Alla luce di queste considerazioni è allora forse più plausibile una teoria che ridimensiona, e non poco, il potere della réclame: si parla infatti di “Teoria Debole” o “Teoria degli Effetti Limitati della Pubblicità” secondo la quale, invece, la pubblicità aumenta le conoscenze del consumatore, anche se questo tende prevalentemente ad esporsi alla pubblicità dei prodotti che già acquista, poiché la pubblicità:[17]

  • non è in grado di convertire le convinzioni né di vincere le resistenze dei consumatori
  • è più efficace quando viene impiegata per funzioni di rinforzo che non di allargamento del mercato
  • è destinata programmaticamente all’insuccesso allorché tenta di andare controcorrente rispetto ai valori e alle convinzioni radicate nel target a cui si rivolge (il cosiddetto effetto Boomerang)
  • i consumatori saranno anche passivi, ma per niente stupidi

O come sintetizzato da Jacques Séguéla: «la pubblicità non sceglie per nessuno, permette solo di scegliere meglio».[18]
A ciò si può aggiungere la seguente constatazione:[19][20] nel tempo, al crescere degli investimenti pubblicitari, rimangono costanti sia i soldi spesi in prodotti, sia i tipi di prodotti acquistati dai consumatori: quello che invece varia è la marca di quei prodotti.

Tuttavia il problema non è quello di scegliere la teoria più verosimile, anzi il problema è proprio questo: non scegliere una teoria come atto di fede, ma mettersi a studiare scientificamente cosa determina l’efficacia di una pubblicità. Ecco però che si ripropone la domanda di partenza: cosa s’intende per Efficacia?

Aspetti legali del fenomeno pubblicitario

Un annuncio pubblicitario del 1885.

Il decreto legislativo n. 74 del 1972 all’articolo 2, lett. a) definisce la pubblicità come: «qualsiasi forma di messaggio che sia diffuso, in qualsiasi modo, nell’esercizio di una attività commerciale, industriale, artigianale o professionale allo scopo di promuovere la vendita di beni mobili o immobili, la costituzione o il trasferimento di diritti ed obblighi su di essi oppure la prestazione di opere e servizi».
Il diritto comunitario offre un’altra definizione: la Direttiva 89/522/CEE stabilisce che «ogni forma di messaggio televisivo trasmesso dietro compenso o pagamento analogo da un’impresa pubblica o privata nell’ambito di un’attività commerciale […] allo scopo di promuovere la fornitura, dietro compenso, di beni o di servizi, compresi i beni immobili, i diritti e le obbligazioni».

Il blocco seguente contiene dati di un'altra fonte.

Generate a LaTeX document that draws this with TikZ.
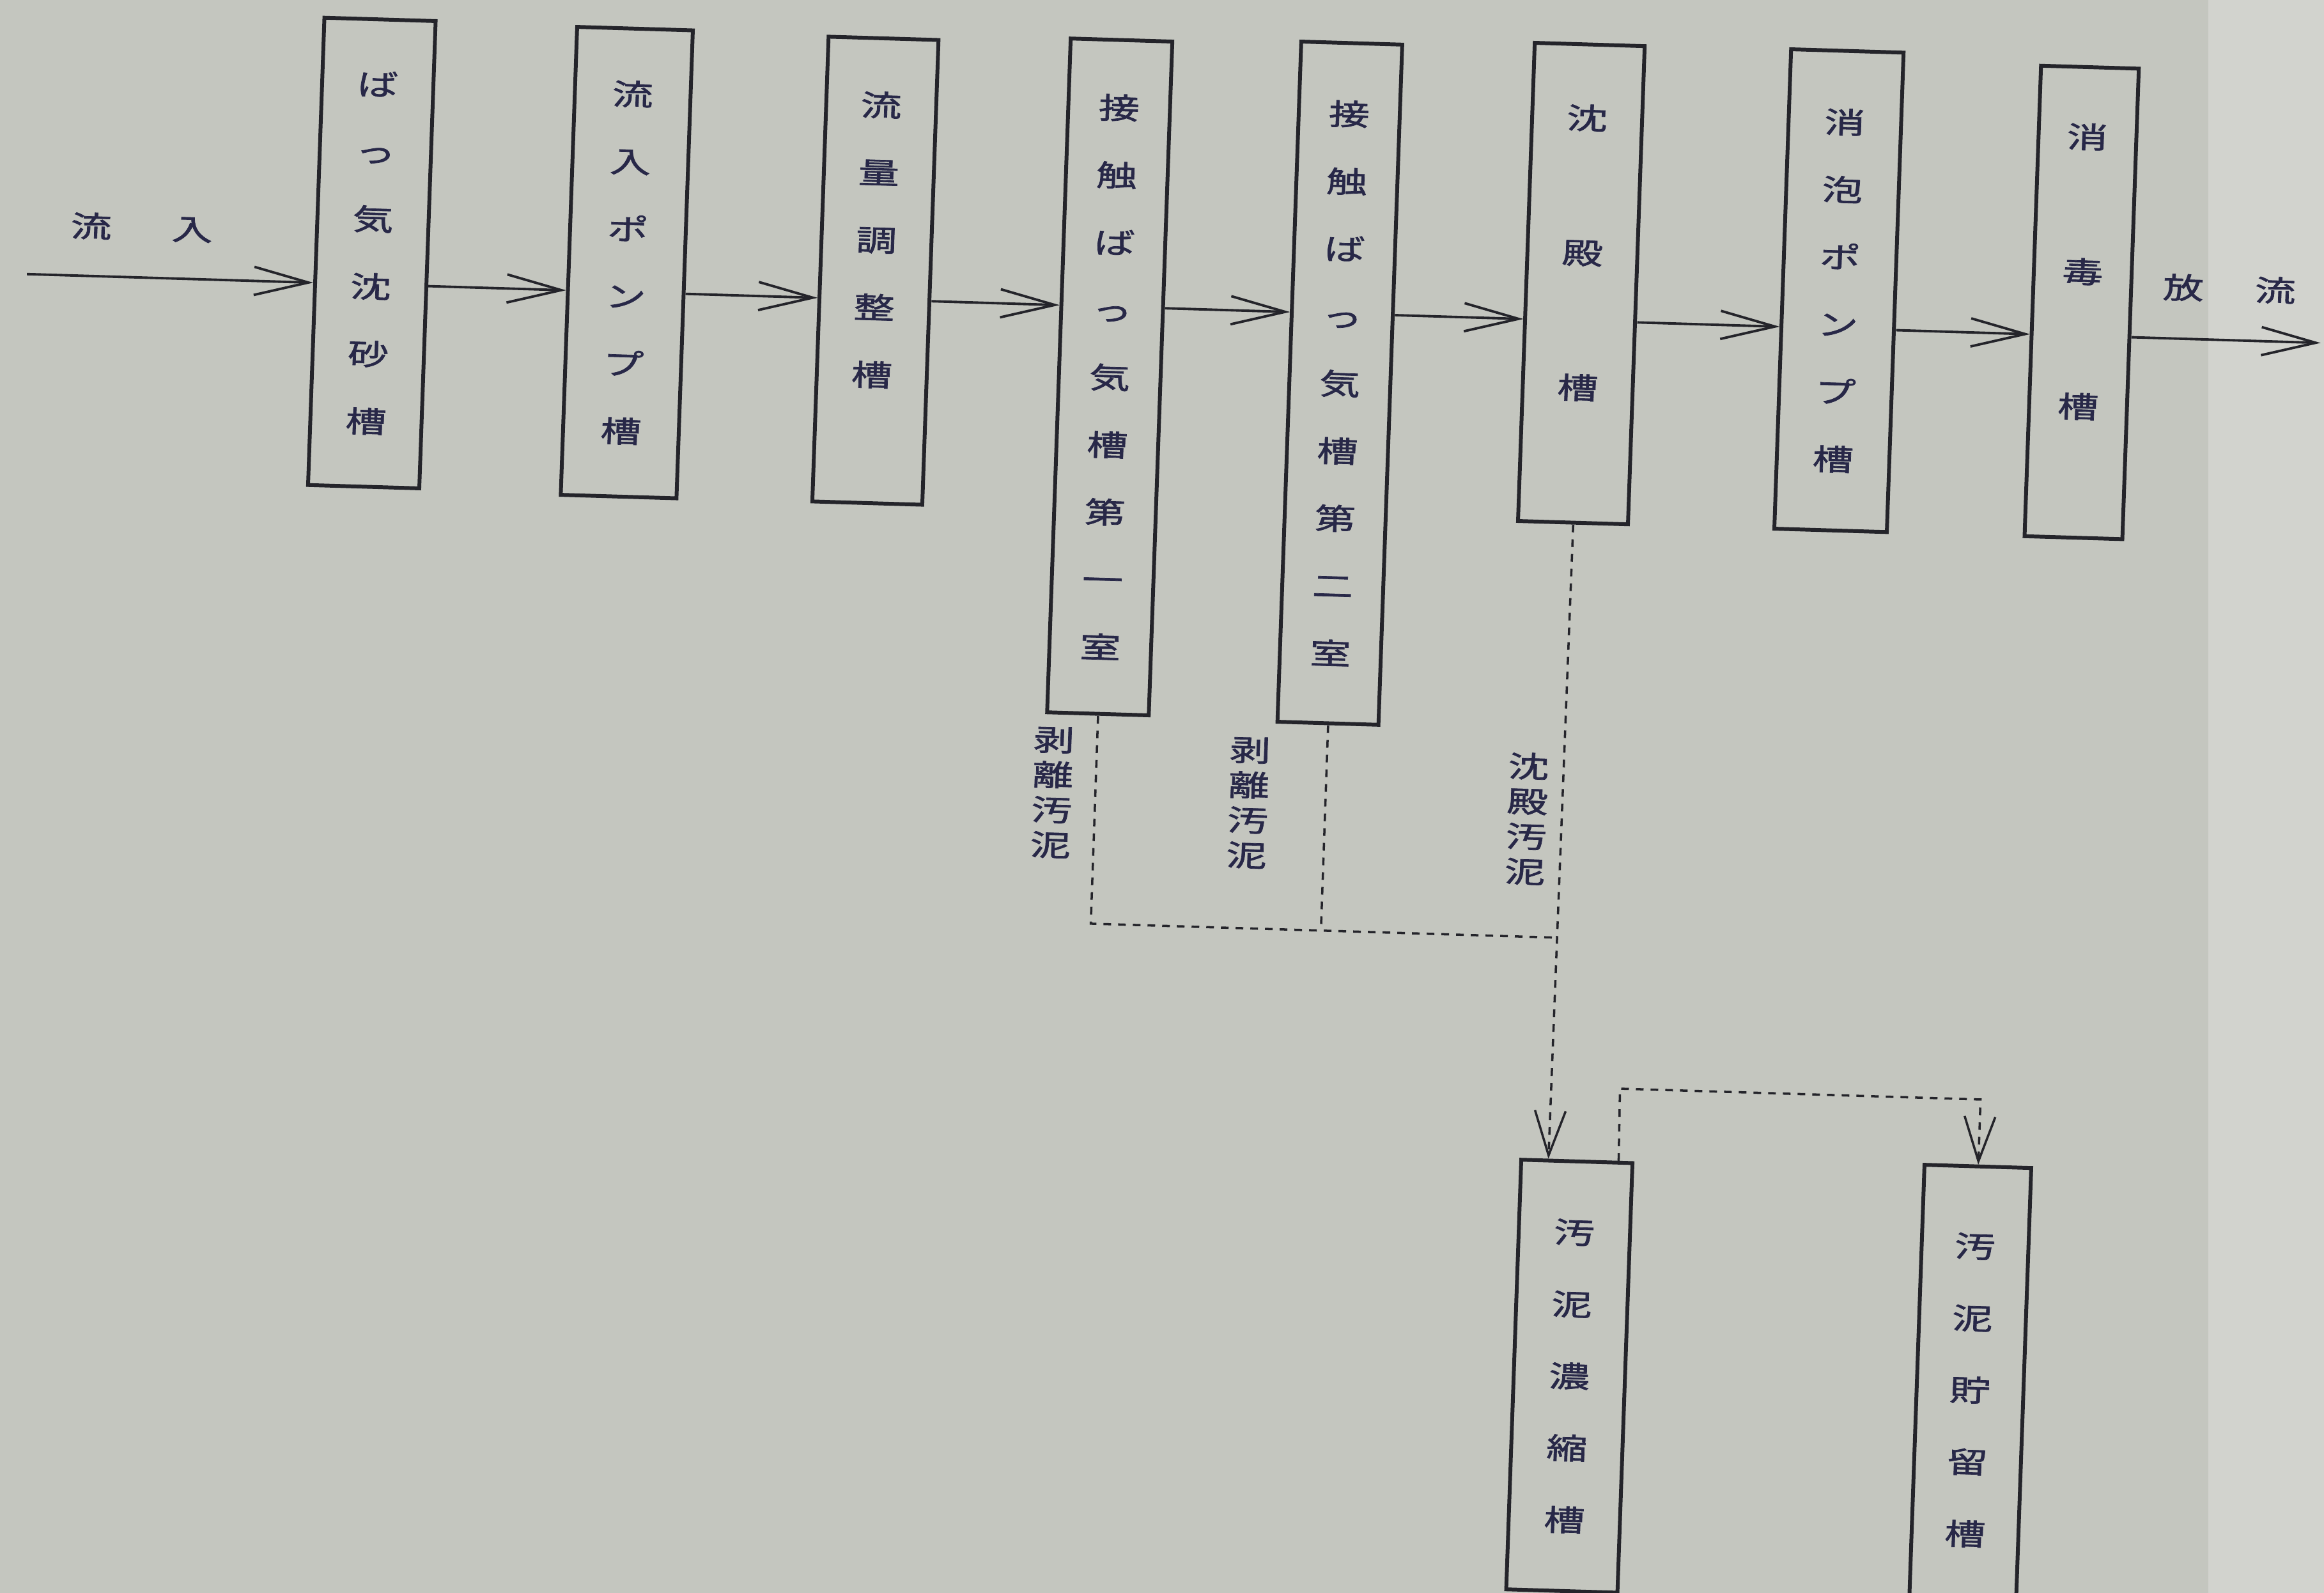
\documentclass[tikz,border=0pt]{standalone}
\usepackage{fontspec}
\newfontfamily\jpfont[FakeStretch=1.4, FakeBold=1.6]{Noto Sans CJK JP}
\usetikzlibrary{arrows.meta,calc}
\definecolor{paper}{RGB}{196,198,191}
\definecolor{paperlight}{RGB}{210,211,206}
\definecolor{ink}{RGB}{36,36,42}
\definecolor{printink}{RGB}{40,40,72}

\begin{document}
\begin{tikzpicture}[
  tank/.style={draw=ink, line width=1.7pt, inner sep=0pt, align=center, text=printink, font=\jpfont\fontsize{13pt}{30pt}\selectfont},
  wide/.style={font=\jpfont\fontsize{13pt}{60pt}\selectfont},
  lowtank/.style={font=\jpfont\fontsize{13pt}{32pt}\selectfont},
  raised/.style={text depth=1.0cm},
  flow/.style={draw=ink, line width=1.1pt, -{Straight Barb[length=8.5mm,width=4.4mm]}},
  sludge/.style={draw=ink, line width=1pt, dash pattern=on 1.2mm off 1.1mm},
  sludgearrow/.style={sludge, -{Straight Barb[length=7mm,width=4.8mm]}},
  lbl/.style={text=printink, inner sep=0pt, align=center, font=\jpfont\fontsize{13pt}{15.6pt}\selectfont}
]

% paper
\path[use as bounding box, fill=paper] (0,0) rectangle (36.36,-24.92);
\fill[paperlight] (34.55,0) rectangle (36.36,-24.92);

% the scanned sheet is slightly skewed
\begin{scope}[cm={1,-0.03,0.035,1,(0,0)}, transform shape]

% main line
\node[tank, minimum width=1.74cm, minimum height=7.31cm] (b1) at (5.95,-3.78) {ば\\っ\\気\\沈\\砂\\槽};
\node[tank, minimum width=1.81cm, minimum height=7.32cm] (b2) at (9.94,-3.81) {流\\入\\ポ\\ン\\プ\\槽};
\node[tank, raised, minimum width=1.72cm, minimum height=7.27cm] (b3) at (13.83,-3.82) {流\\量\\調\\整\\槽};
\node[tank, minimum width=1.59cm, minimum height=10.54cm] (b4) at (17.55,-5.37) {接\\触\\ば\\っ\\気\\槽\\第\\一\\室};
\node[tank, minimum width=1.58cm, minimum height=10.64cm] (b5) at (21.15,-5.36) {接\\触\\ば\\っ\\気\\槽\\第\\二\\室};
\node[tank, wide, raised, minimum width=1.72cm, minimum height=7.48cm] (b6) at (24.87,-3.69) {沈\\殿\\槽};
\node[tank, minimum width=1.76cm, minimum height=7.50cm] (b7) at (28.90,-3.68) {消\\泡\\ポ\\ン\\プ\\槽};
\node[tank, wide, raised, minimum width=1.53cm, minimum height=7.36cm] (b8) at (32.70,-3.75) {消\\毒\\槽};

% sludge line
\node[tank, lowtank, minimum width=1.74cm, minimum height=6.72cm] (b9) at (25.28,-20.77) {汚\\泥\\濃\\縮\\槽};
\node[tank, lowtank, minimum width=1.67cm, minimum height=7.00cm] (b10) at (31.55,-20.80) {汚\\泥\\貯\\留\\槽};

\node[lbl] (lblin) at (2.34,-3.49) {流\hspace{0.94cm}入};
\node[lbl] (lblout) at (35.00,-3.47) {放\hspace{0.80cm}流};
\node[lbl] (peel1) at (16.88,-11.89) {剥\\離\\汚\\泥};
\node[lbl] (peel2) at (19.95,-11.96) {剥\\離\\汚\\泥};
\node[lbl] (settled) at (24.31,-12.08) {沈\\殿\\汚\\泥};

\coordinate (inflow) at (0.57,-4.27);
\coordinate (outflow) at (36.45,-4.27);
\coordinate (j1) at (17.55,-13.92);
\coordinate (j2) at (21.15,-13.92);
\coordinate (j3) at (24.86,-13.92);
\coordinate (k1) at (25.91,-16.25);
\coordinate (k2) at (31.55,-16.25);

\draw[flow] (inflow) -- ($(b1.west)+(0,-0.49)$);
\draw[flow] ($(b1.east)+(0,-0.49)$) -- ($(b2.west)+(0,-0.46)$);
\draw[flow] ($(b2.east)+(0,-0.46)$) -- ($(b3.west)+(0,-0.45)$);
\draw[flow] ($(b3.east)+(0,-0.45)$) -- ($(b4.west)+(0,1.10)$);
\draw[flow] ($(b4.east)+(0,1.10)$) -- ($(b5.west)+(0,1.09)$);
\draw[flow] ($(b5.east)+(0,1.09)$) -- ($(b6.west)+(0,-0.58)$);
\draw[flow] ($(b6.east)+(0,-0.58)$) -- ($(b7.west)+(0,-0.59)$);
\draw[flow] ($(b7.east)+(0,-0.59)$) -- ($(b8.west)+(0,-0.52)$);
\draw[flow] ($(b8.east)+(0,-0.52)$) -- (outflow);

\draw[sludge] (b4.south) -- (j1) -- (j3);
\draw[sludge] (b5.south) -- (j2);
\draw[sludgearrow] (b6.south) -- ($(b9.north west)!0.25!(b9.north east)$);
\draw[sludgearrow] ($(b9.north west)!0.86!(b9.north east)$) -- (k1) -- (k2) -- (b10.north);

\end{scope}
\end{tikzpicture}
\end{document}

L’elemento chiave delle definizioni legislative della pubblicità esaminate, dunque, è costituito dalla finalità promozionale di questa tipologia di comunicazione ed è disgiunto dal mezzo attraverso il quale essa viene diffusa, essendo rilevante soltanto il collegamento funzionale con l’esercizio di una attività imprenditoriale, commerciale, artigianale o professionale[21]. Ci troviamo in presenza di pubblicità, dunque, quando – sotto il profilo oggettivo – la comunicazione è finalizzata a stimolare la domanda di beni o servizi[22] e – sotto il profilo soggettivo – quando la comunicazione è diffusa nell’esercizio di una attività commerciale, industriale, artigianale o professionale.

Il problema centrale nell’analisi giuridica del fenomeno pubblicitario è quello di stabilire se la pubblicità, in quanto comunicazione avente natura promozionale, possa beneficiare delle garanzie previste dall’articolo 21 della Costituzione per la libertà di espressione o meno.
La presenza di numerosi interventi legislativi che pongono limiti alla comunicazione pubblicitaria molto più stringenti di quelli previsti per la comunicazione di tipo informativo o letterario, conferma il fatto che il legislatore ritiene che il fenomeno pubblicitario non possa godere di una protezione costituzionale ampia come quella accordata a questi altri tipi di comunicazione.